Journalist-In-Exile Chronicles The Decline Of Zimbabwe Under Mugabe
Ever since going into exile in the United States in 2004, Zimbabwean Geoffrey Nyarota has been looking forward to returning home. But whenever his country’s president, Robert Mugabe, sticks his tongue out at critics angling to see him retire, Nyarota knows – better than most – that that moment remains all too remote.
Before he left Zimbabwe, Nyarota was editor of the Daily News, the country’s only independent daily newspaper. His book, Against The Grain, is a first-hand account of how those who expose what’s happening in Zimbabwe are treated by Mugabe’s autocratic government.

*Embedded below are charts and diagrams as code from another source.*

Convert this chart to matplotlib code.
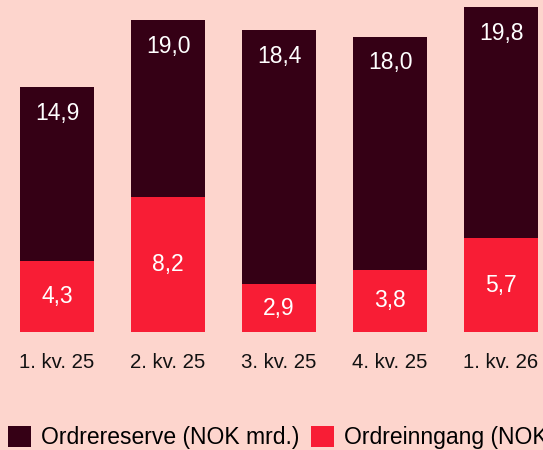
import matplotlib
matplotlib.use("Agg")
import matplotlib.pyplot as plt
from matplotlib.patches import Patch

categories = ["1. kv. 25", "2. kv. 25", "3. kv. 25", "4. kv. 25", "1. kv. 26"]
ordrereserve = [14.9, 19.0, 18.4, 18.0, 19.8]
ordreinngang = [4.3, 8.2, 2.9, 3.8, 5.7]
series_names = ["Ordrereserve (NOK mrd.)", "Ordreinngang (NOK mrd.)"]

BG = "#FDD5CD"
DARK = "#350015"
RED = "#F81D35"

plt.rcParams["font.family"] = ["Liberation Sans", "DejaVu Sans"]

fig = plt.figure(figsize=(5.43, 4.5), dpi=100)
fig.patch.set_facecolor(BG)
ax = fig.add_axes([0, 118 / 450, 1, 332 / 450])
ax.set_facecolor(BG)

x = list(range(len(categories)))
w = 74 / 111
ax.bar(x, ordrereserve, width=w, color=DARK, zorder=2)
ax.bar(x, ordreinngang, width=w, color=RED, zorder=3)

ppu = 16.41
ax.set_xlim(-57 / 111, (543 - 57) / 111)
ax.set_ylim(0, 332 / ppu)

for xi, v in zip(x, ordrereserve):
    ax.text(xi, v - 26 / ppu, f"{v:.1f}".replace(".", ","), ha="center", va="center",
            color="white", fontsize=16.5, zorder=4)
for xi, v in zip(x, ordreinngang):
    ax.text(xi, v / 2, f"{v:.1f}".replace(".", ","), ha="center", va="center",
            color="white", fontsize=16.5, zorder=4)

for s in ax.spines.values():
    s.set_visible(False)
ax.set_yticks([])
ax.set_xticks(x)
ax.set_xticklabels(categories, fontsize=14.7, color="#111111")
ax.tick_params(axis="x", length=0, pad=15)

handles = [Patch(facecolor=DARK), Patch(facecolor=RED)]
fig.legend(handles, series_names, loc="lower left", bbox_to_anchor=(8 / 543, 0.002),
           ncol=2, frameon=False, fontsize=16.5, handlelength=1.0, handleheight=1.0,
           handletextpad=0.44, columnspacing=0.52, borderaxespad=0, borderpad=0)

fig.savefig("out.png", dpi=100, facecolor=BG)
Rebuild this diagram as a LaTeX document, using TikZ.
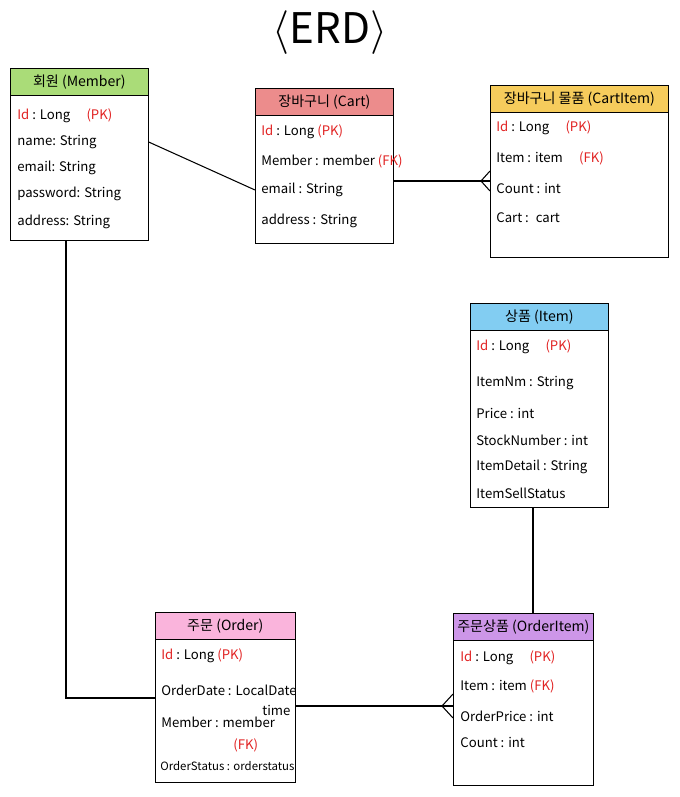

As a young man, Nyarota hoped his children would enjoy living in the kind of democracy that he had been denied under colonial rule. But when Mugabe took power in 1980 after the war of liberation, Nyarota discovered that many of the celebrated freedom fighters were more interested in enriching themselves than helping the millions of poor in the country.
Nyarota’s dogged pursuit of stories lifting the lid on the Mugabe regime’s ill-gotten gains was bound to upset many powerful people, and he was subjected to extreme harassment by the state. It was only after repeated arrests, torture and intimidation, costly legal fees and, finally, a contract on his life, that Nyarota took the difficult decision to leave his homeland.
Against The Grain is a revealing account of how a governing party’s political thuggery and unashamed cronyism has trashed one of Africa’s most developed economies and killed the spirit of a people who fought hard for their freedom.
But it’s also an inspiring story of how a courageous journalist – seen by President Mugabe as Public Enemy No. 1 – refused to surrender his principles or be silenced.